Miguel Alvarenga - Tocou o telefone, era o Pedro Gonçalves. Eu acabadinho de chegar de Istanbul e logo uma notícia destas. Taurinamente, contam-me, a semana foi pacífica. Mais corrida, menos corrida, uma que não se realizou em Viana do Castelo e ainda uma agitadíssima assembleia-geral da Associação de Forcados. Pouco mais. Muito pouca coisa numa semana em que a grande expectativa está centrada na próxima, no mano-a-mano Moura/Telles de quinta-feira em Lisboa, na Feira de Montemor, na corrida do regresso de Francisco Cortes a Estremoz.

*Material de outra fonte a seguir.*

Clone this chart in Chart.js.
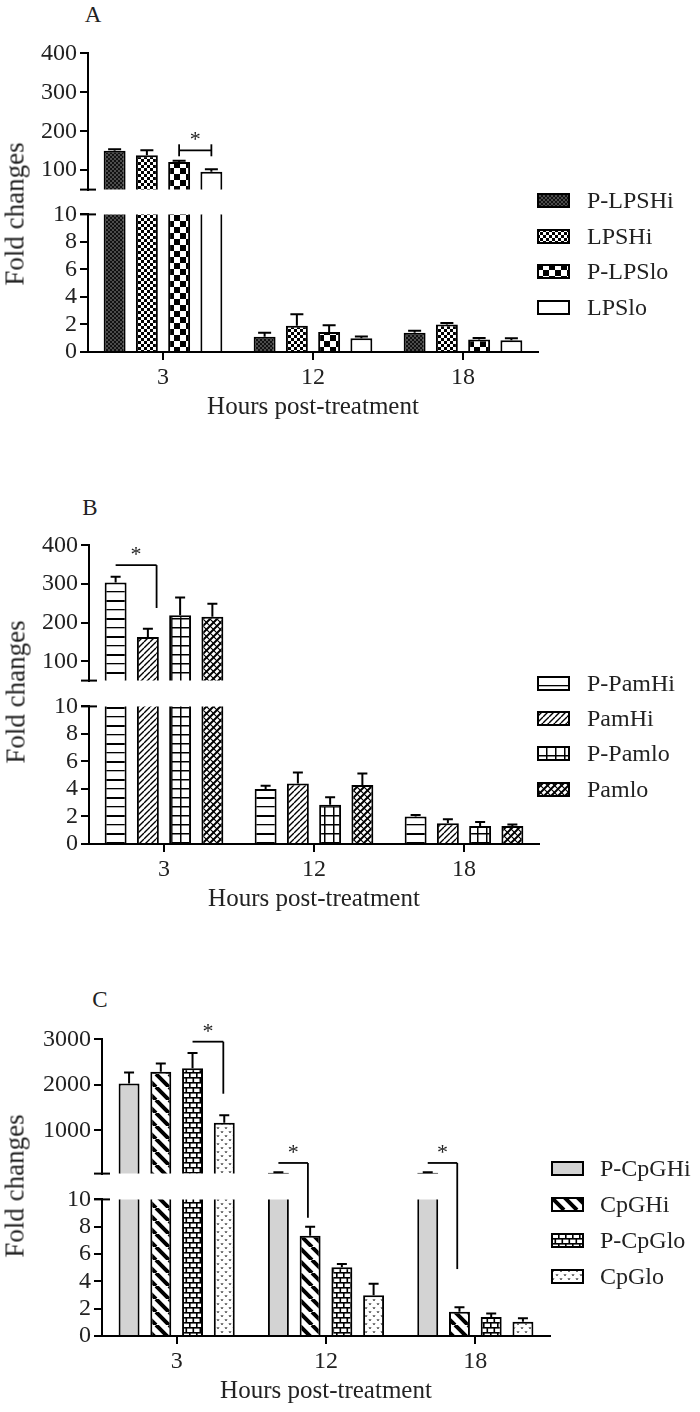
<!DOCTYPE html>
<html>
<head>
<meta charset="utf-8">
<script src="https://cdn.jsdelivr.net/npm/chart.js@4.4.1/dist/chart.umd.min.js"></script>
<style>
  html, body { margin: 0; padding: 0; background: #fff; }
  #page { position: relative; width: 700px; height: 1412px; overflow: hidden; font-family: 'Liberation Serif', 'Times New Roman', serif; color: #222; }
  #page canvas { position: absolute; }
  .txt { position: absolute; white-space: nowrap; line-height: 1; }
</style>
</head>
<body>
<div id="page"></div>
<script>
// ---- data ----
const hours = ['3', '12', '18'];
const lowerTicks = [0, 2, 4, 6, 8, 10];

// panel A
const seriesA = ['P-LPSHi', 'LPSHi', 'P-LPSlo', 'LPSlo'];
const meansA = [[150, 1.1, 1.4], [138, 1.9, 2.0], [121, 1.45, 0.9], [96, 1.0, 0.85]];
const errorsA = [[4, 0.3, 0.15], [13, 0.85, 0.1], [3, 0.5, 0.12], [6, 0.12, 0.15]];
const upperTicksA = [100, 200, 300, 400];

// panel B
const seriesB = ['P-PamHi', 'PamHi', 'P-Pamlo', 'Pamlo'];
const meansB = [[304, 4.0, 2.0], [163, 4.4, 1.5], [219, 2.86, 1.3], [215, 4.28, 1.3]];
const errorsB = [[15, 0.23, 0.1], [21, 0.8, 0.3], [46, 0.53, 0.3], [34, 0.84, 0.12]];
const upperTicksB = [100, 200, 300, 400];

// panel C
const seriesC = ['P-CpGHi', 'CpGHi', 'P-CpGlo', 'CpGlo'];
const meansC = [[2030, 70, 70], [2290, 7.33, 1.77], [2365, 5.03, 1.4], [1170, 2.98, 1.05]];
const errorsC = [[240, 12, 12], [180, 0.66, 0.33], [335, 0.25, 0.25], [160, 0.85, 0.25]];
const upperTicksC = [1000, 2000, 3000];

// significance brackets (group, bar slots, values)
const bracketsA = [{ group: 0, from: 2, to: 3, top: 151, end: null }];
const bracketsB = [{ group: 0, from: 0, to: 1.27, top: 349, end: 238 }];
const bracketsC = [
    { group: 0, from: 2, to: 2.97, top: 2950, end: 1806 },
    { group: 1, from: 0, to: 0.93, top: 284, end: 8.66 },
    { group: 2, from: 0, to: 0.93, top: 284, end: 4.9 }
];

// ---- layout ----
const FONT = "'Liberation Serif', 'Times New Roman', serif";
const PAD = 16;
const panels = [
    { letter: 'A', series: seriesA, means: meansA, errors: errorsA, upperTicks: upperTicksA, upperMin: 50, brackets: bracketsA,
      patterns: ['dark', 'finecheck', 'bigcheck', 'white'],
      axisX: 88, plotW: 450, upperTop: 52, upperBottom: 191, lowerTop: 213, lowerBottom: 352,
      catPct: 0.86, barPct: 0.68, capW: 13, letterPos: [93, 14], titlePos: [15, 214],
      legendX: 537, legendTextX: 587, legendY: [200, 236, 271, 307] },
    { letter: 'B', series: seriesB, means: meansB, errors: errorsB, upperTicks: upperTicksB, upperMin: 50, brackets: bracketsB,
      patterns: ['hlines', 'diag', 'grid', 'weave'],
      axisX: 89, plotW: 450, upperTop: 544, upperBottom: 682, lowerTop: 705, lowerBottom: 844,
      catPct: 0.86, barPct: 0.68, capW: 10, letterPos: [90, 507], titlePos: [16, 692],
      legendX: 537, legendTextX: 587, legendY: [683, 718, 753, 789] },
    { letter: 'C', series: seriesC, means: meansC, errors: errorsC, upperTicks: upperTicksC, upperMin: 50, brackets: bracketsC,
      patterns: ['gray', 'bolddiag', 'brick', 'dots'],
      axisX: 102, plotW: 448, upperTop: 1038, upperBottom: 1175, lowerTop: 1198, lowerBottom: 1336,
      catPct: 0.85, barPct: 0.66, capW: 10, letterPos: [100, 999], titlePos: [15, 1186],
      legendX: 551, legendTextX: 600, legendY: [1168, 1204, 1240, 1276] }
];

const page = document.getElementById('page');
Chart.defaults.font.family = FONT;
Chart.defaults.color = '#222';

function makePattern(kind) {
    if (kind === 'white') return '#ffffff';
    if (kind === 'gray') return '#d3d3d3';
    const c = document.createElement('canvas');
    const g = c.getContext('2d');
    const size = (w, h) => { c.width = w; c.height = h; g.fillStyle = '#fff'; g.fillRect(0, 0, w, h); g.fillStyle = '#000'; g.strokeStyle = '#000'; };
    switch (kind) {
        case 'dark':
            size(4, 4);
            g.fillStyle = '#111'; g.fillRect(0, 0, 4, 4);
            g.fillStyle = '#4c4c4c'; g.fillRect(0, 0, 2, 2); g.fillRect(2, 2, 2, 2);
            break;
        case 'finecheck':
            size(6, 6);
            g.fillRect(0, 0, 3, 3); g.fillRect(3, 3, 3, 3);
            break;
        case 'bigcheck':
            size(12, 12);
            g.fillRect(0, 0, 6, 6); g.fillRect(6, 6, 6, 6);
            break;
        case 'hlines':
            size(9, 18);
            g.fillRect(0, 0, 9, 2); g.fillRect(0, 9, 9, 1.3);
            break;
        case 'diag':
            size(6, 6);
            g.lineWidth = 1.4;
            g.beginPath();
            for (const o of [-6, 0, 6]) { g.moveTo(o, 6); g.lineTo(o + 6, 0); }
            g.stroke();
            break;
        case 'grid':
            size(9, 9);
            g.fillRect(0, 0, 9, 1.5); g.fillRect(0, 0, 1.5, 9);
            break;
        case 'weave':
            size(7, 7);
            g.lineWidth = 2;
            g.beginPath();
            for (const o of [-7, 0, 7]) { g.moveTo(o, 7); g.lineTo(o + 7, 0); }
            g.stroke();
            g.lineWidth = 1.2;
            g.beginPath();
            for (const o of [-7, 0, 7]) { g.moveTo(o, 0); g.lineTo(o + 7, 7); }
            g.stroke();
            break;
        case 'bolddiag':
            size(13, 13);
            g.lineWidth = 4;
            g.beginPath();
            for (const o of [-13, 0, 13]) { g.moveTo(o, 0); g.lineTo(o + 13, 13); }
            g.stroke();
            break;
        case 'brick':
            size(14, 10);
            g.fillRect(0, 0, 14, 1.6); g.fillRect(0, 5, 14, 1.6);
            g.fillRect(0, 0, 1.6, 5); g.fillRect(7, 0, 1.6, 5);
            g.fillRect(3.5, 5, 1.6, 5); g.fillRect(10.5, 5, 1.6, 5);
            break;
        case 'dots':
            size(8, 8);
            g.strokeStyle = '#555'; g.lineWidth = 1;
            g.beginPath();
            g.moveTo(1, 1); g.lineTo(2, 3); g.lineTo(3, 1);
            g.moveTo(5, 5); g.lineTo(6, 7); g.lineTo(7, 5);
            g.stroke();
            break;
    }
    return g.createPattern(c, 'repeat');
}

function errorBarPlugin(panel) {
    return {
        id: 'errorBars',
        afterDatasetsDraw(chart) {
            const { ctx, chartArea } = chart;
            const y = chart.scales.y;
            ctx.save();
            ctx.strokeStyle = '#000';
            ctx.lineWidth = 2;
            chart.data.datasets.forEach((ds, i) => {
                chart.getDatasetMeta(i).data.forEach((bar, j) => {
                    const v = panel.means[i][j];
                    const e = panel.errors[i][j];
                    if (v < y.min || v > y.max) return;
                    const y0 = y.getPixelForValue(v);
                    const y1 = Math.max(y.getPixelForValue(v + e), chartArea.top);
                    ctx.beginPath();
                    ctx.moveTo(bar.x, y0);
                    ctx.lineTo(bar.x, y1);
                    if (v + e <= y.max) {
                        ctx.moveTo(bar.x - panel.capW / 2, y1);
                        ctx.lineTo(bar.x + panel.capW / 2, y1);
                    }
                    ctx.stroke();
                });
            });
            ctx.restore();
        }
    };
}

function buildChart(panel, part) {
    const upper = part === 'upper';
    const areaH = upper ? panel.upperBottom - panel.upperTop : panel.lowerBottom - panel.lowerTop;
    const top = (upper ? panel.upperTop : panel.lowerTop) - PAD;
    const h = PAD + areaH + (upper ? PAD : 70);
    const w = panel.axisX + panel.plotW + 2;
    const canvas = document.createElement('canvas');
    canvas.width = w;
    canvas.height = h;
    canvas.style.left = '0px';
    canvas.style.top = top + 'px';
    canvas.style.width = w + 'px';
    canvas.style.height = h + 'px';
    page.appendChild(canvas);

    const yTicks = upper ? panel.upperTicks : lowerTicks;
    const chart = new Chart(canvas, {
        type: 'bar',
        data: {
            labels: hours,
            datasets: panel.series.map((name, i) => ({
                label: name,
                data: panel.means[i],
                backgroundColor: makePattern(panel.patterns[i]),
                borderColor: '#000',
                borderWidth: 2,
                categoryPercentage: panel.catPct,
                barPercentage: panel.barPct,
                clip: 0
            }))
        },
        options: {
            responsive: false,
            animation: false,
            events: [],
            layout: { padding: { left: 0, right: 2, top: PAD, bottom: upper ? PAD : 0 } },
            plugins: { legend: { display: false }, tooltip: { enabled: false } },
            scales: {
                x: {
                    display: !upper,
                    grid: { offset: false, drawOnChartArea: false, color: '#000', lineWidth: 2, tickLength: 8 },
                    border: { color: '#000', width: 2 },
                    ticks: { font: { size: 24 }, color: '#222', padding: 3 },
                    title: { display: true, text: 'Hours post-treatment', font: { size: 25 }, color: '#222', padding: 0 },
                    afterFit: s => { if (!upper) s.height = 70; }
                },
                y: {
                    min: upper ? panel.upperMin : 0,
                    max: yTicks[yTicks.length - 1],
                    afterBuildTicks: s => { s.ticks = yTicks.map(v => ({ value: v })); },
                    afterFit: s => { s.width = panel.axisX; },
                    grid: { drawOnChartArea: false, color: '#000', lineWidth: 2, tickLength: 8 },
                    border: { color: '#000', width: 2 },
                    ticks: { font: { size: 24 }, color: '#222', padding: 3, autoSkip: false, callback: v => String(v) }
                }
            }
        },
        plugins: [errorBarPlugin(panel)]
    });
    return { chart, top };
}

function addText(text, x, y, size, extra) {
    const d = document.createElement('div');
    d.className = 'txt';
    d.textContent = text;
    d.style.left = x + 'px';
    d.style.top = y + 'px';
    d.style.fontSize = size + 'px';
    d.style.transform = extra || 'translate(-50%, -50%)';
    page.appendChild(d);
}

const overlay = document.createElement('canvas');
overlay.width = 700;
overlay.height = 1412;
overlay.style.left = '0px';
overlay.style.top = '0px';
overlay.style.zIndex = 5;
overlay.style.pointerEvents = 'none';

panels.forEach(panel => {
    const up = buildChart(panel, 'upper');
    const low = buildChart(panel, 'lower');
    panel.up = up;
    panel.low = low;

    addText(panel.letter, panel.letterPos[0], panel.letterPos[1], 23);
    addText('Fold changes', panel.titlePos[0], panel.titlePos[1], 27, 'translate(-50%, -50%) rotate(-90deg)');

    panel.series.forEach((name, i) => {
        const sw = document.createElement('canvas');
        sw.width = 33; sw.height = 15;
        sw.style.left = panel.legendX + 'px';
        sw.style.top = (panel.legendY[i] - 7.5) + 'px';
        const g = sw.getContext('2d');
        g.fillStyle = makePattern(panel.patterns[i]);
        g.fillRect(0, 0, 33, 15);
        g.strokeStyle = '#000'; g.lineWidth = 2;
        g.strokeRect(1, 1, 31, 13);
        page.appendChild(sw);
        addText(name, panel.legendTextX, panel.legendY[i], 24, 'translate(0, -50%)');
    });
});

page.appendChild(overlay);
const oc = overlay.getContext('2d');

function seg(x1, y1, x2, y2) {
    oc.beginPath(); oc.moveTo(x1, y1); oc.lineTo(x2, y2); oc.stroke();
}

panels.forEach(panel => {
    const { up, low } = panel;
    const ax = up.chart.chartArea.left;
    const upY = v => up.top + up.chart.scales.y.getPixelForValue(v);
    const lowY = v => low.top + low.chart.scales.y.getPixelForValue(v);
    oc.strokeStyle = '#000';
    oc.fillStyle = '#222';

    // axis break marks
    oc.lineWidth = 2;
    seg(ax - 8, up.top + up.chart.chartArea.bottom, ax + 8, up.top + up.chart.chartArea.bottom);
    seg(ax - 8, low.top + low.chart.chartArea.top, ax + 8, low.top + low.chart.chartArea.top);

    // significance brackets
    panel.brackets.forEach(b => {
        const barX = k => low.chart.getDatasetMeta(k).data[b.group].x;
        const slotX = s => {
            const k = Math.min(Math.floor(s), panel.series.length - 2);
            return barX(k) + (s - k) * (barX(k + 1) - barX(k));
        };
        const x1 = slotX(b.from);
        const x2 = slotX(b.to);
        const yt = upY(b.top);
        oc.lineWidth = 1.8;
        seg(x1, yt, x2, yt);
        if (b.end === null) {
            seg(x1, yt - 6, x1, yt + 6);
            seg(x2, yt - 6, x2, yt + 6);
        } else {
            const ye = b.end <= lowerTicks[lowerTicks.length - 1] ? lowY(b.end) : upY(b.end);
            seg(x2, yt, x2, ye);
        }
        oc.font = '22px ' + FONT;
        oc.textAlign = 'center';
        oc.textBaseline = 'alphabetic';
        oc.fillText('*', (x1 + x2) / 2, yt - 4);
    });
});
</script>
</body>
</html>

Tudo calmo e sem alvoroços. Menos o teu, Filipe, que partiste assim tão de repente na madrugada de hoje, sem tempo sequer para um último abraço, um último copo que fosse, como tantos que bebemos juntos ao longo de muitos anos.
Guardarei de ti a imagem que era a de teu Pai, o velho e tão querido Joaquim de Oliveira. Pacato, discreto, sempre ao lado de teu irmão Manuel Jorge naqueles anos quentes dos anos 70 e 80, era ele primeiríssima figura e tu andavas de praça em praça a torcer por quem tinhas que torcer nas grandes competições daquele tempo, sem nunca da tua boca ter ouvido qualquer comentário menos favorável ou menos agradável sobre nenhum dos que com teu irmão rivalizavam, sem nunca ter dado por ti em nenhuma polémica, em nenhuma questiúncula. Mantinhas e mantiveste até ao fim a serenidade de quem sabia estar no seu lugar - e eras sempre igual a ti mesmo. Aprendeste de teus Pais a educação, a cordialidade, a amabilidade, o saber estar com que passeaste uma vida inteira pelas trincheiras das praças de toiros, sem nunca procurar protagonismo, sem nunca te tentares evidenciar. A única coisa que te roubava o ar discreto e afável com que sempre pretendeste andar na sombra, à margem dos holofotes, era mesmo o charutinho característico que te acompanhava permanentemente - e marcava a tua diferença. Sim, que neste conturbado mundo dos toiros, tu foste um Homem diferente. Como o foi teu Pai. Como o é o Manuel Jorge, como o são os teus filhos.
Lembro-me de tanta coisa, Filipe - e não me lembro de nada. Tenho as ideias baralhadas, não quero acreditar no telefonema do Pedro Gonçalves. Que tinhas vindo ontem de um jantar de amigos, que chegaste a casa e sofreste um ataque cardíaco e que acabou assim tudo de repente, Filipe, que coisa tão estúpida, que coisa sem sentido.
Eras um homem do campo, do toiro, do cavalo. Andaste uma vida ao lado de teu irmão, acompanhaste com entusiasmo e sempre com uma palavra de incentivo, um ensinamento, um sorriso que dizia tudo, as carreiras de todos os jovens que receberam ensinamentos do saber do Manuel Jorge e se fizeram também eles toureiros. Ultimamente, vivias com intensidade os triunfos de teu filho Joaquim, um dos melhores bandarilheiros do momento - e andavas outra vez orgulhoso com mais uma carreira de sucesso a deslumbrar-te, a do teu outro filho, o João Filipe, a dar os primeiros passos na mesma arte do irmão.
Morreste sem sofrer, assim de repente. E essa é a única consolação que podemos todos ter, os teus familiares, os teus amigos, todos aqueles que tiveram a honra e o orgulho - que era mesmo uma honra e um orgulho - de te ter conhecido, de contigo ter repartido alguns momentos, poucos que fossem, das suas vidas.
Vou ter saudades. De tudo. Dos nossos tempos primeiros, tu menino e moço, em todas as praças deste país, ao lado do Manuel Jorge, eu a começar nestas andanças do jornalismo, sei lá, Filipe, tanta coisa. Gostava de te ter dado um último abraço. Mas sei que o farei um dia.